__GOAL__
Your task is to repeat the lines from the line with "What Apache ECharts" to the line with "22, 17, 20];", both ends included, and nothing else. Pictures stay out of the copy.

__MATERIAL TO PROCESS__

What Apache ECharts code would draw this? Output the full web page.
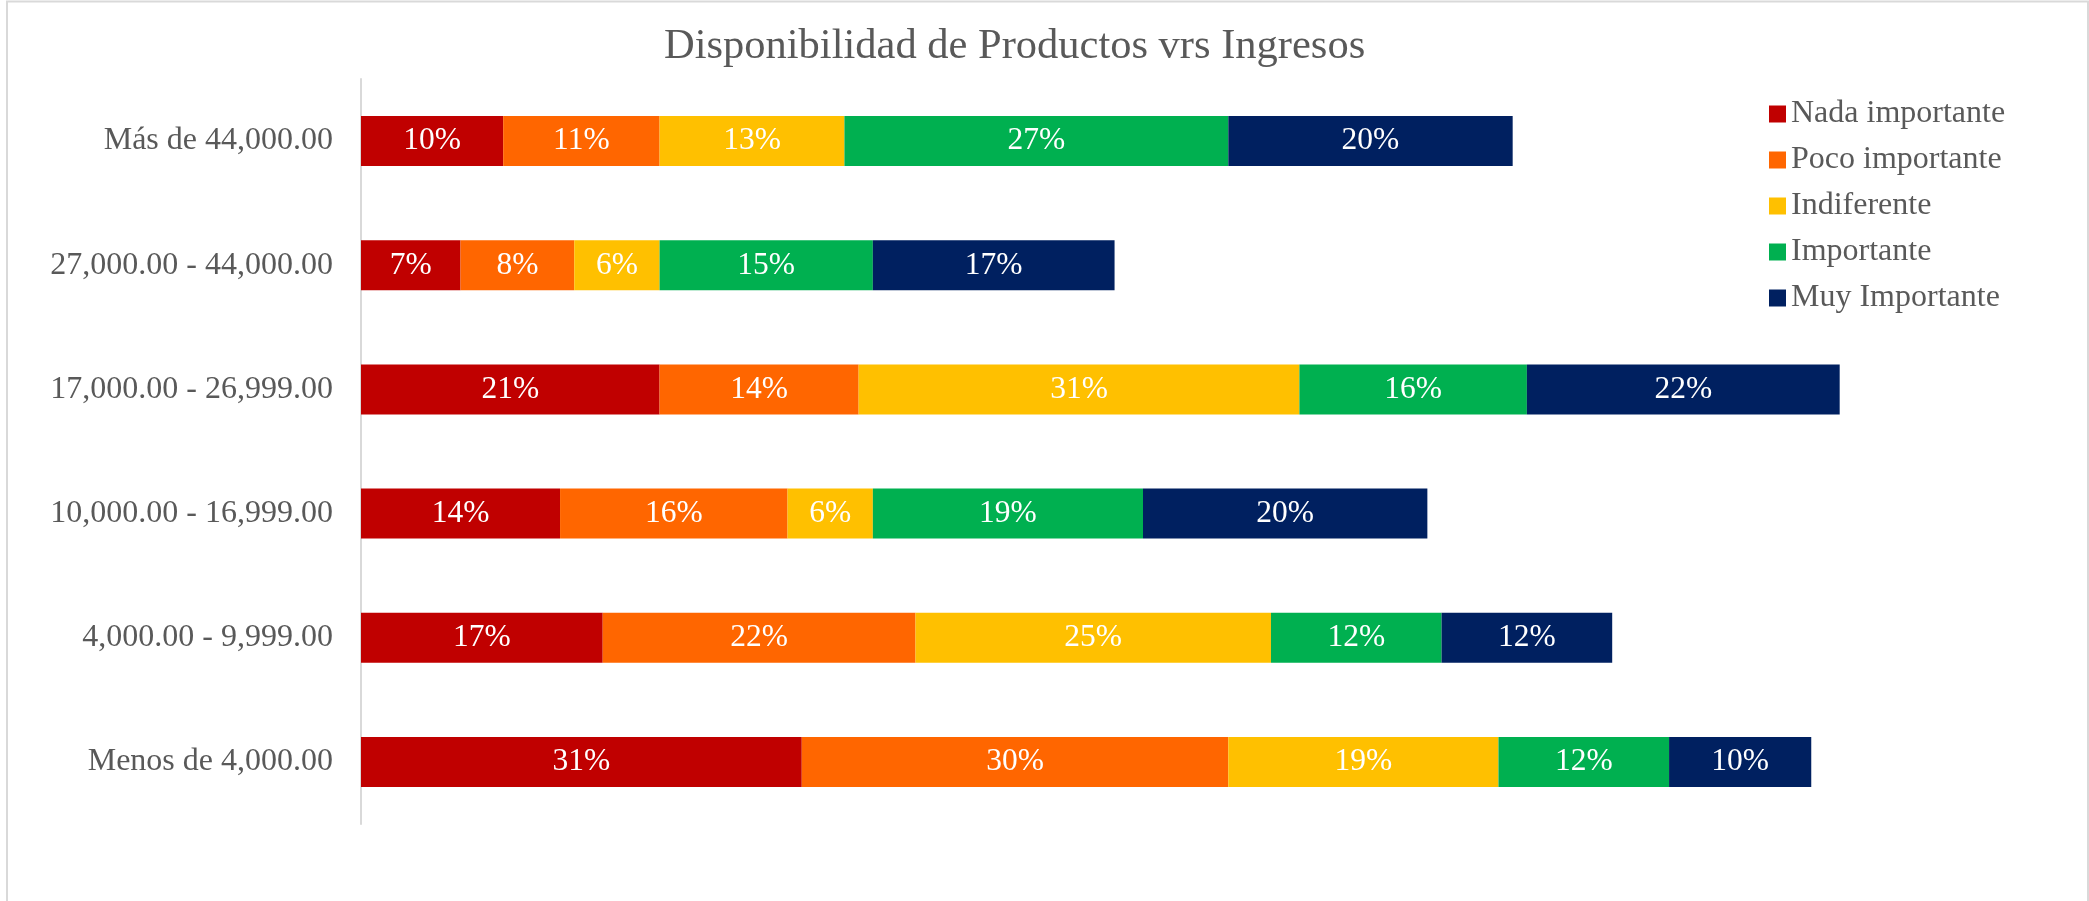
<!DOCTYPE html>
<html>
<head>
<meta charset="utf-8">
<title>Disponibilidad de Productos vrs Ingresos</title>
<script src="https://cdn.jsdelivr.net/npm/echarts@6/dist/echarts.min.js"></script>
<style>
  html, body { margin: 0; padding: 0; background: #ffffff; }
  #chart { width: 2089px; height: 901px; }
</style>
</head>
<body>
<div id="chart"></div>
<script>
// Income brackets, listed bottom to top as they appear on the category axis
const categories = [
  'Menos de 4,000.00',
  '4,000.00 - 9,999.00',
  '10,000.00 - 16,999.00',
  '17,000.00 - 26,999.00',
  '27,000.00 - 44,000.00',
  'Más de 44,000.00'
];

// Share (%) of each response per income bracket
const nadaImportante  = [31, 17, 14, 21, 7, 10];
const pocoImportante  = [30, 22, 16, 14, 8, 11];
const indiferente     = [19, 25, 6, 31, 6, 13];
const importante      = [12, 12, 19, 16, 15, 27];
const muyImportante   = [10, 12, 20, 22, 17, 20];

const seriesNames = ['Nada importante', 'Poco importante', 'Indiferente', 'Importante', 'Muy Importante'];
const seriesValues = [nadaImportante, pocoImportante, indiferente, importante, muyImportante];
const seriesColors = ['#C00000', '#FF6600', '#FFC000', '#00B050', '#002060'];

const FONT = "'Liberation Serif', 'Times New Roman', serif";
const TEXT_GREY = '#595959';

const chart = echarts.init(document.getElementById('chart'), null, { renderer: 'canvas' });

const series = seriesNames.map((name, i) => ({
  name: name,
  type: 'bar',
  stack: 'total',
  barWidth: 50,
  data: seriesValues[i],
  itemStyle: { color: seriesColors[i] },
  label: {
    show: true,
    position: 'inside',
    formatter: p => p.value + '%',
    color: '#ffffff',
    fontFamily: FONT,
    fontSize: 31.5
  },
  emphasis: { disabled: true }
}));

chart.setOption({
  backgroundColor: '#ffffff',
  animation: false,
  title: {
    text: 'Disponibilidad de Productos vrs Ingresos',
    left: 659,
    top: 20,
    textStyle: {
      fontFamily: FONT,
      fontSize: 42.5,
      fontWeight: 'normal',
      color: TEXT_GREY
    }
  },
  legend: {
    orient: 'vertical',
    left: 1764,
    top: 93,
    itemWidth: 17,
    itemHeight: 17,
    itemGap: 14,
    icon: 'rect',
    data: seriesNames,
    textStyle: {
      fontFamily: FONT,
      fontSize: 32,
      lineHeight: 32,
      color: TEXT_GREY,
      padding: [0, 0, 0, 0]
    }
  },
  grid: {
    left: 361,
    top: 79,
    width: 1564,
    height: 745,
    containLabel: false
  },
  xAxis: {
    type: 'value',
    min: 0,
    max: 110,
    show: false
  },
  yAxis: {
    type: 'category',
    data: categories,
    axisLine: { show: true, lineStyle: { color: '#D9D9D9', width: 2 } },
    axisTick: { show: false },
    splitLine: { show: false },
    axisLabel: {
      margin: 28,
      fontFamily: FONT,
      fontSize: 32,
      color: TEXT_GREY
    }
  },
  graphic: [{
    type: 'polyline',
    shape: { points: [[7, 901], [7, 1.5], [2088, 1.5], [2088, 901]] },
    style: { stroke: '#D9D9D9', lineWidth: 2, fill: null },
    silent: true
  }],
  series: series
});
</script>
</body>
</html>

...

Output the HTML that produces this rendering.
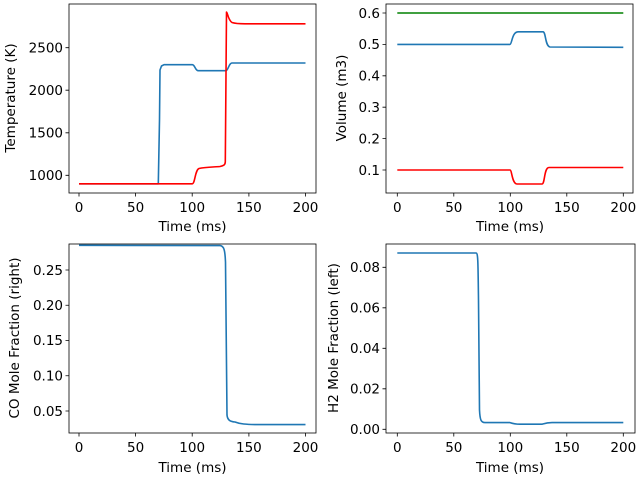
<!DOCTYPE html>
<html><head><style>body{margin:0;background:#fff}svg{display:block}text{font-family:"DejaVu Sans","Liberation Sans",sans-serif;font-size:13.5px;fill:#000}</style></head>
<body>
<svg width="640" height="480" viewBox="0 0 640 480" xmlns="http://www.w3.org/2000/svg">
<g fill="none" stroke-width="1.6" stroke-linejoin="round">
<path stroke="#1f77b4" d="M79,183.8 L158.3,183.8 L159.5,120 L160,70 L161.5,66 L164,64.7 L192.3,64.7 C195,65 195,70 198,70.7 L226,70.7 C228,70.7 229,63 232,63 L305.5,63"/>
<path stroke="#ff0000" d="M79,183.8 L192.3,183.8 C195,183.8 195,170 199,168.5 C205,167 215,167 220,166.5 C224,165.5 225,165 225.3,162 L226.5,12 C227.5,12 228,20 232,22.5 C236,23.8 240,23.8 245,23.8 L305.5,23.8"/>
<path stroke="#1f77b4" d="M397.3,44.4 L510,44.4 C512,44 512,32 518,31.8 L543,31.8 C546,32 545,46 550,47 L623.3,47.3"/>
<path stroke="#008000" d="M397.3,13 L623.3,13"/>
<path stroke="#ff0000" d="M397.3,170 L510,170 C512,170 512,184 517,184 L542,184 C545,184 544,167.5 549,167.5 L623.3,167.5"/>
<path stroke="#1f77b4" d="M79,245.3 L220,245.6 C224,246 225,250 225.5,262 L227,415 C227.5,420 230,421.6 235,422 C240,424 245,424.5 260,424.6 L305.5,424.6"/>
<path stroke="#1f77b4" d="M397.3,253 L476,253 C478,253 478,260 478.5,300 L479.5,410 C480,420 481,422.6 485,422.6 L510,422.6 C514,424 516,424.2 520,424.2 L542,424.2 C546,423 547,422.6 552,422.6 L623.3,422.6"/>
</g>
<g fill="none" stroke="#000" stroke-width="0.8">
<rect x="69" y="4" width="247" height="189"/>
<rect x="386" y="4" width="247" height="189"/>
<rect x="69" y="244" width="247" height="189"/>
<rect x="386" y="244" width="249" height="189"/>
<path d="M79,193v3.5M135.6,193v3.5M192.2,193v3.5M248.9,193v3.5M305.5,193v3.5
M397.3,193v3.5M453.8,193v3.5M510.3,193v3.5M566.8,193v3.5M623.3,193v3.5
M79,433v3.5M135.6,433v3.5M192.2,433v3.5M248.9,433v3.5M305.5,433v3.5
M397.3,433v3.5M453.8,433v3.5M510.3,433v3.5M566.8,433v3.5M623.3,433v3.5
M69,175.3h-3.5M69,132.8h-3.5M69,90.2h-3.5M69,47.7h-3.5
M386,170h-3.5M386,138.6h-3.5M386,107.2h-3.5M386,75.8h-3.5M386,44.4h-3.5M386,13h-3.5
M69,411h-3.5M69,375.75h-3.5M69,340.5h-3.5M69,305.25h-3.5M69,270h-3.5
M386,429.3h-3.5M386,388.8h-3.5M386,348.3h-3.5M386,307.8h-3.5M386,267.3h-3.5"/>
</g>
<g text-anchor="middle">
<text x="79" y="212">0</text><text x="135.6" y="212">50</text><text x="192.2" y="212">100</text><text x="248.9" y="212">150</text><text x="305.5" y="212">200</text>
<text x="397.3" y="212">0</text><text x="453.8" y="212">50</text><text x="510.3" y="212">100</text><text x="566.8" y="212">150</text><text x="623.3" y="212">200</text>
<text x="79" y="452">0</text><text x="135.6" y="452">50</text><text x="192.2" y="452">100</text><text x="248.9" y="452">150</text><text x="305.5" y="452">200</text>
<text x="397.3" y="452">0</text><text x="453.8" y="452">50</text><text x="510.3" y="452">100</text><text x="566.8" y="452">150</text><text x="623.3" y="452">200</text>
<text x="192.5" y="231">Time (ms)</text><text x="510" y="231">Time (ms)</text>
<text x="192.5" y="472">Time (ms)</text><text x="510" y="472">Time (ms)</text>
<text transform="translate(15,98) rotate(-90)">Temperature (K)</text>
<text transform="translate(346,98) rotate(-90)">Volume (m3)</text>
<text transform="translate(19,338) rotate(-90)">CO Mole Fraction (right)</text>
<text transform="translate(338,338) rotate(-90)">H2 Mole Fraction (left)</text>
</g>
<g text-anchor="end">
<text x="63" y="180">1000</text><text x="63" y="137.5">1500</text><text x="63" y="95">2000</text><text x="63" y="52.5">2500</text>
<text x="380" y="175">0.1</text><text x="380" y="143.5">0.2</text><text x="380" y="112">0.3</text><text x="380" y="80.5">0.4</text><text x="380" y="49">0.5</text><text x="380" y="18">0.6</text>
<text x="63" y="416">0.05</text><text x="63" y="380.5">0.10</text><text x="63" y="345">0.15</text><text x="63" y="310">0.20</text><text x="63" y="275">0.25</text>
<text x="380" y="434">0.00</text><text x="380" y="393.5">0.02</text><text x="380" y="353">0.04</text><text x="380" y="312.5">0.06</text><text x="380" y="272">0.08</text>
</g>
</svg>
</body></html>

__THE COMPLETED TASK__
What Apache ECharts code would draw this? Output the full web page.
<!DOCTYPE html>
<html>
<head>
<meta charset="utf-8">
<title>Disponibilidad de Productos vrs Ingresos</title>
<script src="https://cdn.jsdelivr.net/npm/echarts@6/dist/echarts.min.js"></script>
<style>
  html, body { margin: 0; padding: 0; background: #ffffff; }
  #chart { width: 2089px; height: 901px; }
</style>
</head>
<body>
<div id="chart"></div>
<script>
// Income brackets, listed bottom to top as they appear on the category axis
const categories = [
  'Menos de 4,000.00',
  '4,000.00 - 9,999.00',
  '10,000.00 - 16,999.00',
  '17,000.00 - 26,999.00',
  '27,000.00 - 44,000.00',
  'Más de 44,000.00'
];

// Share (%) of each response per income bracket
const nadaImportante  = [31, 17, 14, 21, 7, 10];
const pocoImportante  = [30, 22, 16, 14, 8, 11];
const indiferente     = [19, 25, 6, 31, 6, 13];
const importante      = [12, 12, 19, 16, 15, 27];
const muyImportante   = [10, 12, 20, 22, 17, 20];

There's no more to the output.